What the task requires - Search the material below for the string "this" and extract each line that has it.

Data extract -
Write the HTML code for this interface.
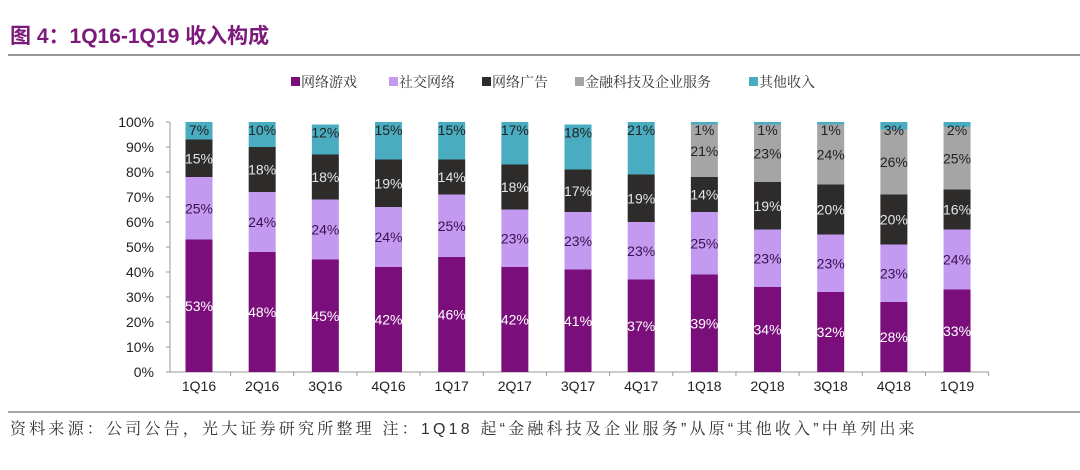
<!DOCTYPE html>
<html><head><meta charset="utf-8">
<style>
body{margin:0;background:#fff;width:1080px;height:465px;overflow:hidden;font-family:"Liberation Sans","Noto Sans CJK SC",sans-serif;}
</style></head>
<body>
<svg id="chart" width="1080" height="465" xmlns="http://www.w3.org/2000/svg">
<text x="10" y="43" font-size="21" font-weight="bold" fill="#7b1a7b" font-family="Liberation Sans,Noto Sans CJK SC,sans-serif">图 4：1Q16-1Q19 收入构成</text>
<line x1="8" y1="55" x2="1080" y2="55" stroke="#777" stroke-width="1.5"/>
<g id="legend"></g>
<g id="axes"></g>
<g id="bars"></g>
<line x1="8" y1="412" x2="1080" y2="412" stroke="#888" stroke-width="1.5"/>
<text x="10" y="434" font-size="16" letter-spacing="3.2" fill="#333" font-family="Liberation Sans,Noto Serif CJK SC,sans-serif">资料来源：公司公告，光大证券研究所整理 注：1Q18 起“金融科技及企业服务”从原“其他收入”中单列出来</text>
</svg>
<script>
const categories=["1Q16","2Q16","3Q16","4Q16","1Q17","2Q17","3Q17","4Q17","1Q18","2Q18","3Q18","4Q18","1Q19"];
const games=[53,48,45,42,46,42,41,37,39,34,32,28,33];
const social=[25,24,24,24,25,23,23,23,25,23,23,23,24];
const ads=[15,18,18,19,14,18,17,19,14,19,20,20,16];
const fintech=[0,0,0,0,0,0,0,0,21,23,24,26,25];
const other=[7,10,12,15,15,17,18,21,1,1,1,3,2];
const seriesNames=["网络游戏","社交网络","网络广告","金融科技及企业服务","其他收入"];
const yTicks=[0,10,20,30,40,50,60,70,80,90,100];

const NS="http://www.w3.org/2000/svg";
const series=[games,social,ads,fintech,other];
const colors=["#7a0f7c","#c39af0","#2e2b2b","#a5a5a5","#4aacc0"];
const labelColors=["#ffffff","#3a1050","#e6e6e6","#222222","#222222"];
const keys=["games","social","ads","fintech","other"];
const y0=372,y1=122,xLeft=170,x0=199,step=63.17,bw=27;
const yS=v=>y0-(v/100)*(y0-y1);
const xS=i=>x0+i*step;
function mk(tag,attrs,parent){const e=document.createElementNS(NS,tag);for(const k in attrs)e.setAttribute(k,attrs[k]);parent.appendChild(e);return e;}
const axes=document.getElementById('axes'),bars=document.getElementById('bars'),legend=document.getElementById('legend');
const yl=mk('line',{x1:xLeft,y1:y1,x2:xLeft,y2:y0,stroke:'#999'},axes);


const xl=mk('line',{x1:xLeft,y1:y0,x2:xS(12)+step/2,y2:y0,stroke:'#999'},axes);


yTicks.forEach(t=>{
  mk('line',{x1:xLeft-4,y1:yS(t),x2:xLeft,y2:yS(t),stroke:'#999'},axes);
  const tx=mk('text',{x:xLeft-16,y:yS(t)+5,'font-size':14,'text-anchor':'end',fill:'#222'},axes);
  tx.textContent=t+'%';
  
  
});
categories.forEach((c,i)=>{
  mk('line',{x1:xS(i)+step/2,y1:y0,x2:xS(i)+step/2,y2:y0+4,stroke:'#999'},axes);
  const tx=mk('text',{x:xS(i),y:391,'font-size':14,'text-anchor':'middle',fill:'#222'},axes);
  tx.textContent=c;
  
  
  let acc=0;
  series.forEach((s,k)=>{
    const v=s[i]; if(!v){return;}
    const r=mk('rect',{x:xS(i)-bw/2,y:yS(acc+v),width:bw,height:yS(acc)-yS(acc+v),fill:colors[k]},bars);
    
    
    const ly=(k===4)?yS(acc+v)+13:(yS(acc)+yS(acc+v))/2+5;
    const lt=mk('text',{x:xS(i),y:ly,'font-size':14,'text-anchor':'middle',fill:labelColors[k]},bars);
    lt.textContent=v+'%';
    
    
    acc+=v;
  });
});
const lx=[291,389,482,575,749];
seriesNames.forEach((n,k)=>{
  const g=mk('g',{},legend);
  
  
  mk('rect',{x:lx[k],y:77,width:9,height:9,fill:colors[k]},g);
  const t=mk('text',{x:lx[k]+10,y:87,'font-size':14,fill:'#333','font-family':'Liberation Sans,Noto Serif CJK SC,sans-serif'},g);
  t.textContent=n;
});
</script>
</body></html>
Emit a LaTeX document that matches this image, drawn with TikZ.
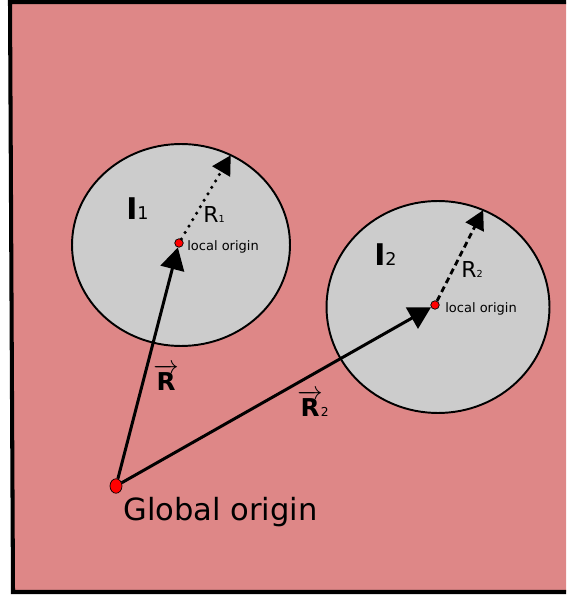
\documentclass[tikz,border=0pt]{standalone}
\usepackage{fontspec}
\setmainfont{DejaVu Sans}
\usetikzlibrary{arrows.meta,shapes.geometric}
\definecolor{salmon}{HTML}{DE8787}
\definecolor{lgray}{HTML}{CCCCCC}
\tikzset{body/.style={draw,ellipse,fill=lgray,line width=1.1pt,inner sep=0pt,outer sep=0pt},
dot/.style={draw,circle,fill=red,inner sep=0pt,minimum size=0.17cm,line width=.4pt},
vec/.style={line width=1.7pt,-{Triangle[length=0.44cm,width=0.48cm]}},
rad/.style={line width=1.6pt,-{Triangle[length=0.38cm,width=0.4cm]}},
lbl/.style={anchor=base west,inner sep=0pt}}

\begin{document}
\begin{tikzpicture}[x=0.02cm,y=-0.02cm]
\useasboundingbox (0,0) rectangle (566,597);
\clip (0,0) rectangle (566,597);
\fill[white] (0,0) rectangle (566,597);
\draw[fill=salmon,line width=2.3pt] (10,2) -- (580,2) -- (580,592) -- (13,592) -- cycle;
% bodies
\node[body,minimum width=4.36cm,minimum height=4.04cm] (e1) at (181,245) {};
\node[body,minimum width=4.46cm,minimum height=4.24cm] (e2) at (438,307) {};
% origins
\node[dot] (o1) at (179,243) {};
\node[dot] (o2) at (435,305) {};
\node[dot,ellipse,minimum width=0.24cm,minimum height=0.29cm] (go) at (116,486) {};
% vectors
\draw[vec] (go) -- (o1);
\draw[vec] (go) -- (o2);
\draw[rad,line width=2pt,dash pattern=on 0pt off 0.15cm,line cap=round] (o1) -- (e1.61);
\draw[rad,dash pattern=on 0.12cm off 0.08cm] (o2) -- (e2.65);
% labels
\node[lbl] (i1) at (126,220) {\fontsize{17}{20}\selectfont\bfseries I\fontsize{10}{12}\selectfont\mdseries 1};
\node[lbl] (i2) at (374,266) {\fontsize{17}{20}\selectfont\bfseries I\fontsize{10}{12}\selectfont\mdseries 2};
\node[lbl] (r1) at (203,223) {\fontsize{12.5}{15}\selectfont R\fontsize{5.5}{7}\selectfont 1};
\node[lbl] (r2) at (461,277) {\fontsize{12.5}{15}\selectfont R\fontsize{5.5}{7}\selectfont 2};
\node[lbl] (l1) at (187,251) {\fontsize{7.4}{9}\selectfont local origin};
\node[lbl] (l2) at (445,313) {\fontsize{7.4}{9}\selectfont local origin};
\node[lbl] (gl) at (123,520) {\fontsize{17.4}{20}\selectfont Global origin};
\node[lbl] (vr) at (153,390) {\fontsize{14}{17}\selectfont $\overrightarrow{\textbf{R}}$};
\node[lbl] (vr2) at (297,416) {\fontsize{14}{17}\selectfont $\overrightarrow{\textbf{R}}$\kern-1pt\fontsize{7}{8}\selectfont 2};
\end{tikzpicture}
\end{document}
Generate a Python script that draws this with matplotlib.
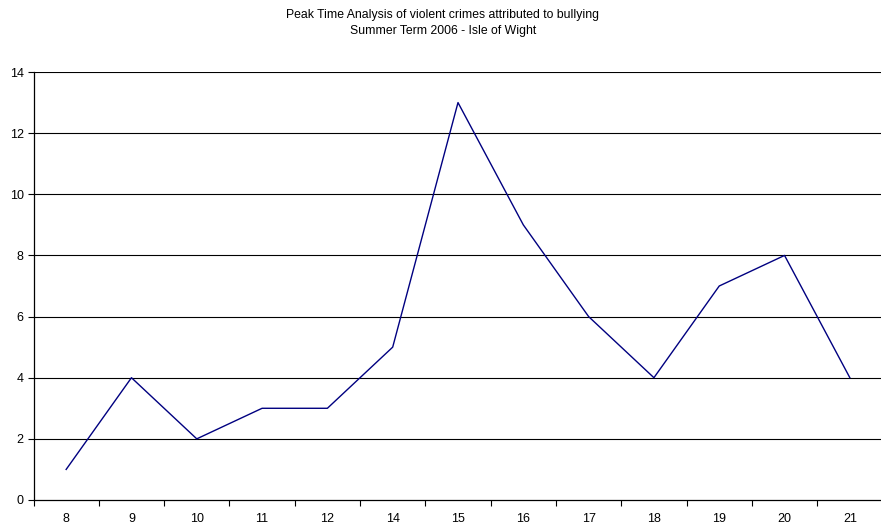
import numpy as np
import matplotlib.pyplot as plt
from matplotlib.ticker import FixedLocator, NullFormatter

plt.rcParams['font.family'] = ['Liberation Sans', 'DejaVu Sans']

hours = ['8', '9', '10', '11', '12', '14', '15', '16', '17', '18', '19', '20', '21']
incidents = [1, 4, 2, 3, 3, 5, 13, 9, 6, 4, 7, 8, 4]
y_ticks = [0, 2, 4, 6, 8, 10, 12, 14]

fig = plt.figure(figsize=(8.81, 5.26), dpi=100)
ax = fig.add_axes([33.5 / 881, 1 - 500 / 526, 849 / 881, 428 / 526])

x = np.arange(len(hours))
ax.plot(x, incidents, color='#000080', linewidth=1.0, zorder=3)

ax.set_xlim(-0.5, len(hours) - 0.5)
ax.set_ylim(0, 14)

# gridlines at every y tick, Excel style
for v in y_ticks[1:]:
    ax.axhline(v, color='black', linewidth=0.8, zorder=1)

ax.set_yticks(y_ticks)
ax.set_yticklabels([str(v) for v in y_ticks])

# category labels centred, tick marks between categories
ax.set_xticks(x)
ax.set_xticklabels(hours)
ax.xaxis.set_minor_locator(FixedLocator(np.arange(-0.5, len(hours), 1.0)))
ax.xaxis.set_minor_formatter(NullFormatter())
ax.tick_params(axis='x', which='major', length=0, pad=9, labelsize=9)
ax.tick_params(axis='x', which='minor', length=4, width=0.8, direction='out')
ax.tick_params(axis='y', which='major', length=4, width=0.8, direction='out', pad=3, labelsize=9)

for side in ('top', 'right'):
    ax.spines[side].set_visible(False)
for side in ('left', 'bottom'):
    ax.spines[side].set_linewidth(0.9)

fig.text(443 / 881, 1 - 15 / 526, 'Peak Time Analysis of violent crimes attributed to bullying',
         ha='center', va='center', fontsize=8.8)
fig.text(443 / 881, 1 - 31 / 526, 'Summer Term 2006 - Isle of Wight',
         ha='center', va='center', fontsize=8.8)

fig.savefig('out.png', dpi=100)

Written answer -
Write the HTML code for this interface.
Emit a LaTeX document that matches this image, drawn with TikZ.
Generate a Python script that draws this with matplotlib.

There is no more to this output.